久しぶりの更新になります。
最近はもっぱらTwitterでの更新がメインだった為、ブログの更新をさぼっていました。
さて、今日は12月16日(東京17日早朝4時)に行われるFOMCのポイントについて解説したいと思います。
今回のFOMCの注目ポイントは2つです。
ポイント① フォワードガイダンスの変更
前回のFOMC議事録を読むと、12月FOMCで量的緩和のフォワードガイダンス変更を行う可能性は極めて高いと言えます。
The September FOMC statement indicated that asset purchases will continue “over coming months,” and participants viewed this guidance for asset purchases as having served the Committee well so far.

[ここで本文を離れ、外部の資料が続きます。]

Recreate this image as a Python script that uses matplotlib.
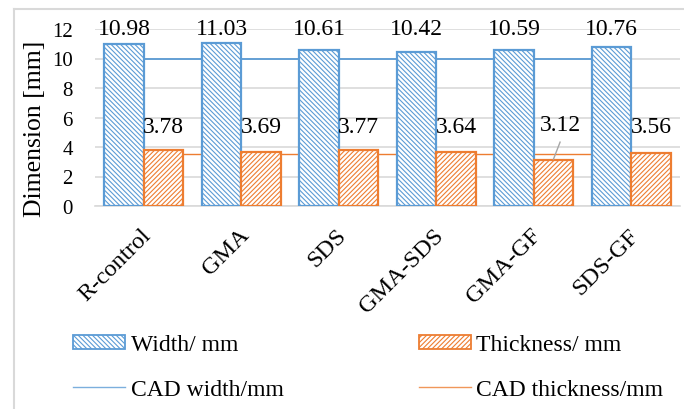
import numpy as np
import matplotlib
matplotlib.use("Agg")
import matplotlib.pyplot as plt
from matplotlib.lines import Line2D
from matplotlib.transforms import ScaledTranslation

samples = ["R-control", "GMA", "SDS", "GMA-SDS", "GMA-GF", "SDS-GF"]
width_mm = [10.98, 11.03, 10.61, 10.42, 10.59, 10.76]
thickness_mm = [3.78, 3.69, 3.77, 3.64, 3.12, 3.56]
cad_width = [10, 10, 10, 10, 10, 10]
cad_thickness = [3.5, 3.5, 3.5, 3.5, 3.5, 3.5]
yticks = [0, 2, 4, 6, 8, 10, 12]

blue = "#5B9BD5"
orange = "#ED7D31"
grid = "#D9D9D9"
hatch_w = "\\" * 7
hatch_t = "/" * 7

plt.rcParams["font.family"] = ["Liberation Serif", "DejaVu Serif"]
plt.rcParams["hatch.linewidth"] = 0.8

fig = plt.figure(figsize=(6.84, 4.10), dpi=100)
ax = fig.add_axes([95 / 684, 1 - 207 / 410, 585 / 684, 177 / 410])

x = np.arange(len(samples))
bw = 0.405

# reference lines sit behind the bars
ax.plot(x, cad_width, color=blue, lw=1.3, zorder=2)
ax.plot(x, cad_thickness, color=orange, lw=1.0, zorder=2)

ax.bar(x - bw / 2, width_mm, bw, facecolor="white", edgecolor=blue,
       hatch=hatch_w, lw=1.6, zorder=3)
ax.bar(x + bw / 2, thickness_mm, bw, facecolor="white", edgecolor=orange,
       hatch=hatch_t, lw=1.6, zorder=3)

# value labels
for i, v in enumerate(width_mm):
    ax.text(x[i] - bw / 2, 12.05, f"{v:.2f}", ha="center", va="center",
            fontsize=17, zorder=5)
for i, v in enumerate(thickness_mm):
    if i == 4:
        ax.text(x[i] + 0.27, 5.55, f"{v:.2f}", ha="center", va="center",
                fontsize=17, zorder=5)
        ax.plot([x[i] + 0.27, x[i] + bw / 2], [4.33, v + 0.06],
                color="#A6A6A6", lw=1.0, zorder=5)
    else:
        ax.text(x[i] + bw / 2, 5.42, f"{v:.2f}", ha="center", va="center",
                fontsize=17, zorder=5)

ax.set_xlim(-0.5, len(samples) - 0.5)
ax.set_ylim(0, 12)
ax.set_yticks(yticks)
ax.yaxis.grid(True, color=grid, lw=1.2, zorder=0)
ax.set_axisbelow(True)
for s in ["top", "right", "left"]:
    ax.spines[s].set_visible(False)
ax.spines["bottom"].set_color(grid)
ax.spines["bottom"].set_linewidth(1.2)
ax.tick_params(axis="both", length=0)
ax.tick_params(axis="y", labelsize=15, pad=16)
ax.tick_params(axis="x", labelsize=17.5, pad=13)

ax.set_xticks(x)
ax.set_xticklabels(samples, rotation=45, ha="right", va="top",
                   rotation_mode="anchor")
for lab in ax.get_xticklabels():
    lab.set_transform(lab.get_transform() + ScaledTranslation(-3 / 100, 0, fig.dpi_scale_trans))

fig.text(35 / 684, 1 - 129 / 410, "Dimension [mm]", rotation=90,
         ha="center", va="center", fontsize=18.5)

handles = [
    plt.Rectangle((0, 0), 1, 1, facecolor="white", edgecolor=blue, hatch=hatch_w, lw=1.3),
    Line2D([], [], color=blue, lw=1.0, alpha=0.8),
    plt.Rectangle((0, 0), 1, 1, facecolor="white", edgecolor=orange, hatch=hatch_t, lw=1.3),
    Line2D([], [], color=orange, lw=1.0, alpha=0.8),
]
labels = ["Width/ mm", "CAD width/mm", "Thickness/ mm", "CAD thickness/mm"]
fig.legend(handles, labels, ncol=2, loc="upper left",
           bbox_to_anchor=(52 / 684, 1 - 314 / 410), frameon=False,
           fontsize=17, handlelength=2.2, handleheight=0.5,
           handletextpad=0.25, columnspacing=5.7, labelspacing=1.0)

# chart area border (left and top edges)
fig.add_artist(Line2D([14 / 684, 14 / 684], [0, 1 - 10 / 410], color=grid, lw=1.5,
                      transform=fig.transFigure))
fig.add_artist(Line2D([14 / 684, 1], [1 - 10 / 410, 1 - 10 / 410], color=grid, lw=1.5,
                      transform=fig.transFigure))

fig.savefig("out.png", dpi=100)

Most participants judged that the Committee should update this guidance at some point and implement qualitative outcome-based guidance that links the horizon over which the Committee anticipates it would be conducting asset purchases to economic conditions.
太字の部分は資産購入プログラムについて、『FOMC参加者の多くがガイダンスを変更すべきで、”質的な結果に基づく”ガイダンスを実施する必要があると判断した』と書かれています。
議事録で明記されている為、今月のFOMCでガイダンスを変更することは間違いないと言えます。
ポイントになるのは『質的な結果に基づくガイダンス,(qualitative outcome based guidance)』がどう定義されるのか?という点です。
qualitative(質的な・定性的な)と書かれている為、FOMCでは量的緩和のフォーワードガイダンスを『敢えて』曖昧にしたいという意図を感じます。
これは量的緩和という枠組みが政策金利の変更とは異なり、購入規模や期限に限りがある為です。ですので、FOMCとしては、『思っていたよりも景気が早く改善すれば早めに止めたいし、そうでなければ出来るだけ続ける』といった柔軟性を持たせたいと考えているわけです。
マーケットで考えられているアイデアとして、最も有り得そうなシナリオは『インフレ率が安定的に2%を達成するその”道筋”が見えるまで、量的緩和を続ける』もしくは『完全雇用の”道筋”が見えるまで、量的緩和を続ける』といったFOMCの政策目標に焦点を当てるケースです。
この二つを組み合わせたケースも考えられますが、どちらの方が株式市場にとって良いのでしょうか?
それはつまり、『インフレ目標を達成するのと完全雇用を達成するのとでは、どちらの方が難しいか(時間がかかるか)』という質問に繋がります。
リーマンショック以降続いた、米国経済の構造的な問題を考えるとインフレ目標を達成することのハードルの方が高く、より時間がかかると言えます。
ですので、『インフレ率が安定的に2%を達成するその”道筋”が見えるまで、量的緩和を続ける』とした方が、量的緩和の期間が長くなると市場で受け止められ、株式市場は好感する可能性が高いと思います。
ポイント② 購入債券のデュレーション長期化はあるのか
現在、FOMCでは米国債とモーゲージ証券を毎月購入しています。
このうち、米国債については期間の短い債券や超長期債など、幅広い年限を購入しています。
購入金額こそ変わらずとも、購入債券の平均年限(デュレーション)を長期化する可能性があると、一部の市場参加者の間で言われてきました。
確かにFOMCが購入する債券の年限を長くすることで、長期金利が下がり、住宅ローン金利の低下や、企業の借り入れコストダウンに繋がります。また、リスクフリーレートの低下はリスク資産の上昇にも繋がります。
しかし、住宅ローン金利がすでに市場最安値にあり、株式市場は史上最高値にある今、FOMCが追加緩和に踏み切る必要があるのか?と問われればそれは微妙です。
確かに、米国ではコロナウイルスの感染拡大で、今後数カ月は景気に下向きリスクがあります。
しかし、それはワクチンが広く普及される来年夏までの一時的なダウンサイドと考えてしまえば、敢えてここで緩和策を使う必要は無いとも言えます。
そういった事情もあり、今では購入債券のデュレーション長期化を予想している人は少ないです。
逆に言えば、デュレーション長期化の発表が無くても『失望売りには繋がらない』と言えるでしょう。